“Dobbiamo essere aggressivi nel trattare le persone che hanno già subito una frattura”, è l’assunto degli autori. Tanto per cominciare, per tutte le donne in postmenopausa sono raccomandati l’adeguamento dello stile di vita e l’ottimizzazione nutrizionale per la salute delle ossa – in particolare calcio e vitamina D –insieme a una rivalutazione del rischio di fratture a 10 anni.
Come in passato, bisfosfonati e denosumab sono ancora consigliati come terapie di prima linea. Ma a questi trattamenti la Endocrine Society aggiunge teriparatide o abaloparatide per i pazienti con osteoporosi molto grave, fratture multiple e/o densità ossea molto bassa.
Tutte le donne che assumono terapie per l’osteoporosi, ad eccezione degli anabolizzanti, dovrebbero consumare calcio e vitamina D nella loro dieta o assumere integratori.
Il monitoraggio della densità minerale ossea per i pazienti ad alto rischio dovrebbe avvenire ogni 1 o 3 anni.
I rischi dei trattamenti per l’osteoporosi
Alcune fratture femorali atipiche sono state collegate ai bisfosfonati, con la conseguenza che i pazienti spesso chiedono perché dovrebbero assumere un farmaco per prevenire fratture che potrebbe a sua volta causare una frattura. Ma dati recenti “suggeriscono che il rischio di fratture femorali atipiche con bifosfonati resta piuttosto basso”.
Gli autori hanno anche notato che alcuni fattori aumentano quel rischio, in particolar modo una durata maggiore della terapia. “Questo è uno dei motivi per cui abbiamo suggerito un’interruzione temporanea della terapia in persone che sono state trattate con successo con un bifosfonato per un massimo di 3 anni”.
Confronto con le linee guida 2017 degli ACP
Nell’introduzione alle linee guida, il panel dell’Endocrine Society evidenzia alcune differenze tra queste nuove linee guida e quelle emesse dall’American College of Physicians (ACP) nel 2017.

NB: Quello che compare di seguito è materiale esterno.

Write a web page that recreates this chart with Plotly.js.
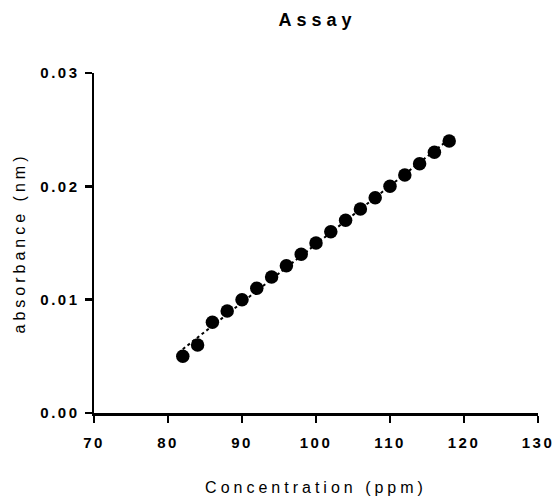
<!DOCTYPE html>
<html>
<head>
<meta charset="utf-8">
<script src="https://cdn.plot.ly/plotly-3.0.1.min.js"></script>
<style>
  html, body { margin: 0; padding: 0; background: #fff; }
  #chart { width: 555px; height: 504px; }
  .xtick text, .ytick text { letter-spacing: 2.5px; }
  .gtitle { letter-spacing: 5px; }
  .xtitle, .ytitle { letter-spacing: 4px; }
</style>
</head>
<body>
<div id="chart"></div>
<script>
// Data
const concentration = [82, 84, 86, 88, 90, 92, 94, 96, 98, 100, 102, 104, 106, 108, 110, 112, 114, 116, 118];
const absorbance = [0.005, 0.006, 0.008, 0.009, 0.010, 0.011, 0.012, 0.013, 0.014, 0.015, 0.016, 0.017, 0.018, 0.019, 0.020, 0.021, 0.022, 0.023, 0.024];
// Fitted line end points (linear regression of the points above)
const fitX = [82, 118];
const fitY = [0.00563, 0.02416];
const xTicks = [70, 80, 90, 100, 110, 120, 130];
const yTicks = [0.00, 0.01, 0.02, 0.03];
const yTickLabels = ['0.00', '0.01', '0.02', '0.03'];

const fontFam = 'Liberation Sans, Arial, Helvetica, sans-serif';

const traces = [
  {
    x: fitX, y: fitY, type: 'scatter', mode: 'lines',
    line: { color: '#000', width: 2, dash: 'dot' },
    hoverinfo: 'skip', showlegend: false
  },
  {
    x: concentration, y: absorbance, type: 'scatter', mode: 'markers',
    marker: { color: '#000', size: 13.5, symbol: 'circle' },
    showlegend: false
  }
];

const layout = {
  width: 555, height: 504,
  margin: { l: 94, r: 17, t: 73, b: 91 },
  paper_bgcolor: '#fff', plot_bgcolor: '#fff',
  showlegend: false,
  title: {
    text: 'Assay',
    font: { family: fontFam, size: 18, color: '#000', weight: 'bold' },
    x: 0.572, xanchor: 'center', y: 0.96, yanchor: 'middle'
  },
  xaxis: {
    range: [70, 130],
    tickvals: xTicks, ticktext: xTicks.map(String),
    ticks: 'outside', ticklen: 7, tickwidth: 2.5, tickcolor: '#000',
    showline: true, linecolor: '#000', linewidth: 2.5,
    showgrid: false, zeroline: false,
    ticklabelstandoff: 7,
    tickfont: { family: fontFam, size: 15, color: '#000', weight: 'bold' },
    title: { text: 'Concentration (ppm)', font: { family: fontFam, size: 16, color: '#000' }, standoff: 33 },
    fixedrange: true
  },
  yaxis: {
    range: [0, 0.03],
    tickvals: yTicks, ticktext: yTickLabels,
    ticks: 'outside', ticklen: 7, tickwidth: 2.5, tickcolor: '#000',
    showline: true, linecolor: '#000', linewidth: 2.5,
    showgrid: false, zeroline: false,
    ticklabelstandoff: 2,
    tickfont: { family: fontFam, size: 15, color: '#000', weight: 'bold' },
    title: { text: 'absorbance (nm)', font: { family: fontFam, size: 16, color: '#000' }, standoff: 11 },
    fixedrange: true
  }
};

Plotly.newPlot('chart', traces, layout, { displayModeBar: false, staticPlot: true });
</script>
</body>
</html>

Ad esempio, l’ACP raccomanda che le donne con osteoporosi debbano essere trattate con terapia farmacologica per 5 anni, di non monitorare la loro BMD durante quel periodo e non prospetta differenze rispetto alla durata della terapia tra bifosfonati e denosumab, nonostante i diversi profili farmacocinetici.
Inoltre, le linee guida ACP non includono raccomandazioni sull’uso di abaloparatide, che è stato approvato dalla Food and Drug Administration statunitense poco prima del loro rilascio, e non consigliano l’uso di teriparatide per i pazienti con una forma grave di ospeoporosi.
In generale, come dichiara il coautore delle linea guida ACP Robert McLean: “Il processo delle linee guida ACP è strettamente basato sull’evidenza nel momento in cui decide quali raccomandazioni può formulare e quali raccomandazioni non è in grado invece di fornire. Questo chiaramente rappresenta una limitazione, perché di fatto non ci sono trial progettati in modo adeguato per rispondere ai quesiti clinici che sorgono in alcune specifiche situazioni del paziente”. L’aspetto più importante, sintetizza McLean, è “quali informazioni possono essere comprese e spiegate ai nostri pazienti da qualunque clinico per rendere più utili i colloqui decisionali condivisi”.
Fonte:
Eastell R et al. Pharmacological management of osteoporosis in postmenopausal women: an endocrine society clinical practice guideline. The Journal of Clinical Endocrinology & Metabolism 2019; 00221.